Task directions:
Which lines hold the word "that"? Copy each of them.

•••

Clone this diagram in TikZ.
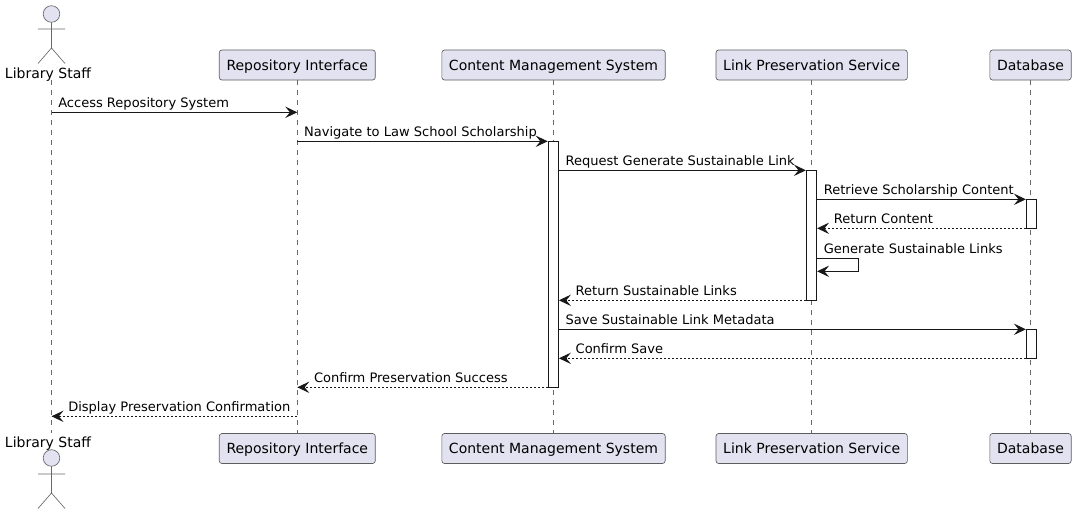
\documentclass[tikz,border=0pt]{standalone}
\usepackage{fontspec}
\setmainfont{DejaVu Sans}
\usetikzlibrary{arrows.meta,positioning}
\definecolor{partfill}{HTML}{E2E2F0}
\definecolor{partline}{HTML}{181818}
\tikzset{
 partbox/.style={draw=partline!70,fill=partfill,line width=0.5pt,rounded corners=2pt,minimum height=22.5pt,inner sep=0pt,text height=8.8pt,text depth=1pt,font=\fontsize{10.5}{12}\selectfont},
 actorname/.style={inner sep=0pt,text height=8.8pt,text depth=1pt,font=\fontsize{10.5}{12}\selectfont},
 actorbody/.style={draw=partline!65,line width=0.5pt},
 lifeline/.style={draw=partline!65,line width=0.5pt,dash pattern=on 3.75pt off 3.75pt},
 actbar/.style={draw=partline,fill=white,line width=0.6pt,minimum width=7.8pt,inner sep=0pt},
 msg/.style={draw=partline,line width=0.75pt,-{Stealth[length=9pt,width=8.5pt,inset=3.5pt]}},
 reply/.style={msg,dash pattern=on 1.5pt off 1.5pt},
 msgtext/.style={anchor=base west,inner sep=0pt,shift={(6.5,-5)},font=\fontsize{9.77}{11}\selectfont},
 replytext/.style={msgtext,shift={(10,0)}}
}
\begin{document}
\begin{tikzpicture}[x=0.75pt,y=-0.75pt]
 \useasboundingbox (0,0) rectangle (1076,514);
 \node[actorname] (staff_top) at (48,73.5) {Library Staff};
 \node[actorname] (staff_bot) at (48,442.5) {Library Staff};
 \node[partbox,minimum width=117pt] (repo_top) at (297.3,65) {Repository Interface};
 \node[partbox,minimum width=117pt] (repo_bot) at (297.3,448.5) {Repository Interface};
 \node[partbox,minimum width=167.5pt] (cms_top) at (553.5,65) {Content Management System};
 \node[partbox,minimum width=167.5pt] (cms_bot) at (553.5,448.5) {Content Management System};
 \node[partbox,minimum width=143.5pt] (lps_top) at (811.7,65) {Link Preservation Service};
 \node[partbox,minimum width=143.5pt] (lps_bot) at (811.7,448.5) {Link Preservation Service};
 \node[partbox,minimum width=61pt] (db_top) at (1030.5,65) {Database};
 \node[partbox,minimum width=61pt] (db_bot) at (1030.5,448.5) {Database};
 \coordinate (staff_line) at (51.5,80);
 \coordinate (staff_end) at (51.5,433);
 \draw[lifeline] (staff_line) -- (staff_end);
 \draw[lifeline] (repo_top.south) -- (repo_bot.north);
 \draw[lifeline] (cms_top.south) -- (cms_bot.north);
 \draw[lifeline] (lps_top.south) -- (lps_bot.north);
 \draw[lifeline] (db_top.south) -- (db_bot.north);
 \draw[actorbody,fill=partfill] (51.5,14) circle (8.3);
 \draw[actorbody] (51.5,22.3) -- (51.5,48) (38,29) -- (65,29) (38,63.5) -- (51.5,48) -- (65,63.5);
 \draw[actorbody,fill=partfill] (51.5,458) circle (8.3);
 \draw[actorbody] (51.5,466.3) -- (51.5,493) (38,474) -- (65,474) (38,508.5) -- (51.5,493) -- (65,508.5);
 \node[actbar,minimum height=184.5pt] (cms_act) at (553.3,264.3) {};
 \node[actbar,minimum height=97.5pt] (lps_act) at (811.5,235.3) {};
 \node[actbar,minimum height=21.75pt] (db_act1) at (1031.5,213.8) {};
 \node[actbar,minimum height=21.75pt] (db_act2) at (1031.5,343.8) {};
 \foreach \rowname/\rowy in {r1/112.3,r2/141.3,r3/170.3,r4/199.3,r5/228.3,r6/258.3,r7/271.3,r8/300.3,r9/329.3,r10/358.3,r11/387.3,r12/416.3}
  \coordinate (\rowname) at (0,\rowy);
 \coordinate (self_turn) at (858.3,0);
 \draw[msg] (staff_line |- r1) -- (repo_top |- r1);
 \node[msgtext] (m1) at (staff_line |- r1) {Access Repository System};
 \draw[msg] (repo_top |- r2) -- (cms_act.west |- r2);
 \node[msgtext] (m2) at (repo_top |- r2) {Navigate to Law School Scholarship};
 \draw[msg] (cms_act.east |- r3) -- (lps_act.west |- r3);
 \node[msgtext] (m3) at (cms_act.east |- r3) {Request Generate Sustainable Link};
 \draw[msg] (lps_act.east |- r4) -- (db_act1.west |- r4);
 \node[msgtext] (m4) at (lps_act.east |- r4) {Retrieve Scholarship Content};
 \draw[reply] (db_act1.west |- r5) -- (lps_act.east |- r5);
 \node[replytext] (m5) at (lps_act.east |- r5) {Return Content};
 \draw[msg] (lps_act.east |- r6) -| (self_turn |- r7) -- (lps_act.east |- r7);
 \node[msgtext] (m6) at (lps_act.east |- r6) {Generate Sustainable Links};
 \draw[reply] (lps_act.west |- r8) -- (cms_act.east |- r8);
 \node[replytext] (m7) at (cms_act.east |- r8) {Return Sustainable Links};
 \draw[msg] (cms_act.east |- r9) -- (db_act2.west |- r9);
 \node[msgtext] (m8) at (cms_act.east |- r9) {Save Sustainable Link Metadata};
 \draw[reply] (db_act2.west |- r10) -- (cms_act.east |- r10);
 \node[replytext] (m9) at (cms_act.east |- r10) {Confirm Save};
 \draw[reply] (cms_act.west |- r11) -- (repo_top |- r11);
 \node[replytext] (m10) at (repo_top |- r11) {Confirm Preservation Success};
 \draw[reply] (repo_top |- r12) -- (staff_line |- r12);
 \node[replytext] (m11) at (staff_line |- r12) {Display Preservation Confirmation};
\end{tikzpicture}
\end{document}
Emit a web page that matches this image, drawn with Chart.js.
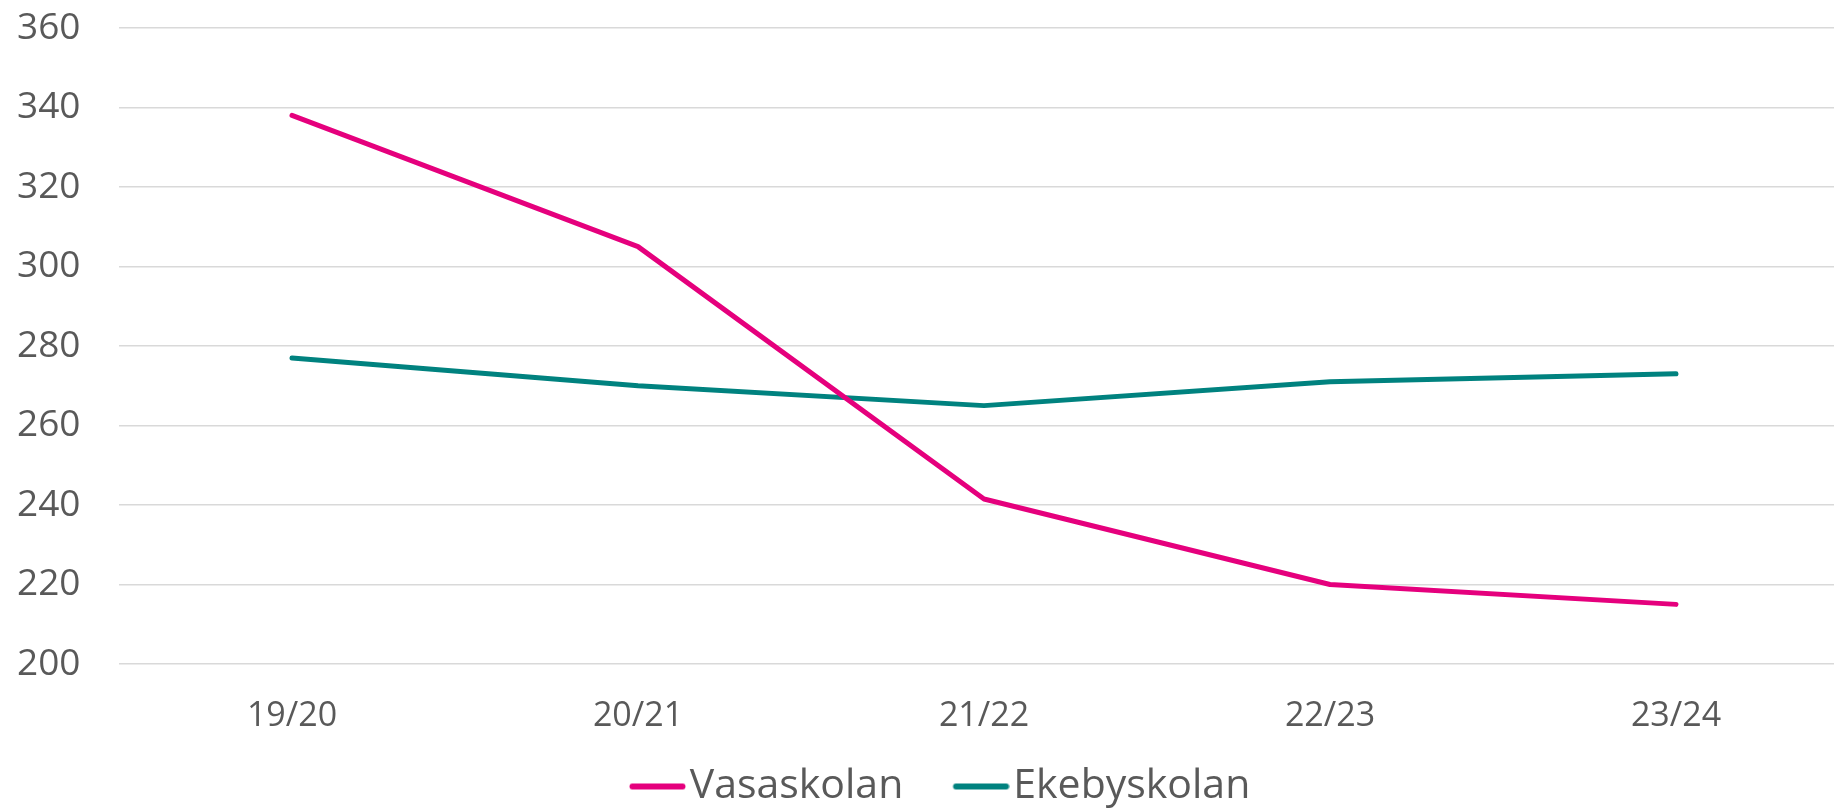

•••

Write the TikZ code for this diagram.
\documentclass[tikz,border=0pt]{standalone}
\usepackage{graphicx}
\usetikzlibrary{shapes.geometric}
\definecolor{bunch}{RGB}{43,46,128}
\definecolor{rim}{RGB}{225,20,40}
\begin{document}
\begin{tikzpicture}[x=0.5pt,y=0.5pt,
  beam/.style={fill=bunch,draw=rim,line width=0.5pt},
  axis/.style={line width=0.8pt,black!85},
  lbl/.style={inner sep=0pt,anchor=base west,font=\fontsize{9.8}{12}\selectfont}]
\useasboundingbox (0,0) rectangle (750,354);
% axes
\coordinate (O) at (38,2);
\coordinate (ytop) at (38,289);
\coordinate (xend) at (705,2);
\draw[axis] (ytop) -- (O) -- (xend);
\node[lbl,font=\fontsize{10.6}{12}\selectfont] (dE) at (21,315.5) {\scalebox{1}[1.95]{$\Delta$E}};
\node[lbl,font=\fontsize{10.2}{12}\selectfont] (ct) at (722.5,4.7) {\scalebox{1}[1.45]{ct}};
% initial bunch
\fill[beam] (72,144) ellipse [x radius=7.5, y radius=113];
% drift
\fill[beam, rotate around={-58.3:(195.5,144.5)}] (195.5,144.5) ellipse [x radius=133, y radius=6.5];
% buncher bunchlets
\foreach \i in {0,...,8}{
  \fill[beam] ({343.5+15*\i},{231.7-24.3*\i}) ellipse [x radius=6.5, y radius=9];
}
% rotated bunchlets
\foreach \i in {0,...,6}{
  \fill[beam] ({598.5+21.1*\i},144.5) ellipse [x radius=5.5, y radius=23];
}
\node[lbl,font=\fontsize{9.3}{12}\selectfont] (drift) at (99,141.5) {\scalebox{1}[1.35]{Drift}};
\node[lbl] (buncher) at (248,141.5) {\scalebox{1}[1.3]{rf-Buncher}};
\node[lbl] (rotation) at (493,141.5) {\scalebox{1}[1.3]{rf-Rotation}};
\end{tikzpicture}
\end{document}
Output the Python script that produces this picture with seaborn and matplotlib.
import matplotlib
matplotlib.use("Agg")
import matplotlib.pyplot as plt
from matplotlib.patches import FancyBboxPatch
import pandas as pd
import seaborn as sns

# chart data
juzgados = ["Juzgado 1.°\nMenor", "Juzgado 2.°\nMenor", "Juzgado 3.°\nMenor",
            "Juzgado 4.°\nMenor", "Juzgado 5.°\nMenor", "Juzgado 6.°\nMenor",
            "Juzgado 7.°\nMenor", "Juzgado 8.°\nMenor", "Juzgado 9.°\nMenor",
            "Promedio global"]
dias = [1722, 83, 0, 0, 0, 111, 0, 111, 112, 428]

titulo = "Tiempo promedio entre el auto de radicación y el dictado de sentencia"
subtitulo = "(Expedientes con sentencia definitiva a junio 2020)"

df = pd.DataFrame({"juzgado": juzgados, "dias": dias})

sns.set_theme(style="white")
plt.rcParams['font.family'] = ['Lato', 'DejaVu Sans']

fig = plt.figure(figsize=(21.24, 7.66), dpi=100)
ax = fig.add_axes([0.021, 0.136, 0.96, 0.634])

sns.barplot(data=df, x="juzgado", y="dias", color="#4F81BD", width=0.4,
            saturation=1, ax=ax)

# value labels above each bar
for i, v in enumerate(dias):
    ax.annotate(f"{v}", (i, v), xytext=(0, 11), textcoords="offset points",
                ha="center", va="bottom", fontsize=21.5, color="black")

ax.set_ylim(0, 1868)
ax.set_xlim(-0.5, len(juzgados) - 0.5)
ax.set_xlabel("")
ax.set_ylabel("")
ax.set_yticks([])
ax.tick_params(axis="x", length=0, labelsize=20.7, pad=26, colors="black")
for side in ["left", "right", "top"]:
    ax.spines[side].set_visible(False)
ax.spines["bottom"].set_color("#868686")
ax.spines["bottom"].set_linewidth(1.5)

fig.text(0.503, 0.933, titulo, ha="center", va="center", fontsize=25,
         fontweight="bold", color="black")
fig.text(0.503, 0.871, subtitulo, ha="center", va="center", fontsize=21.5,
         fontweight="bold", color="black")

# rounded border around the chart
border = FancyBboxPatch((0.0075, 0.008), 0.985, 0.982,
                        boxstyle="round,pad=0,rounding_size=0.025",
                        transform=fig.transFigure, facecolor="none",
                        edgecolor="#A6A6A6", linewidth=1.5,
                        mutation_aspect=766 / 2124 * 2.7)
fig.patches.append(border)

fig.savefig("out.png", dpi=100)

•••

Solution to this exercise:
Emit a web page that matches this image, drawn with Chart.js.
Output the Python script that produces this picture with seaborn and matplotlib.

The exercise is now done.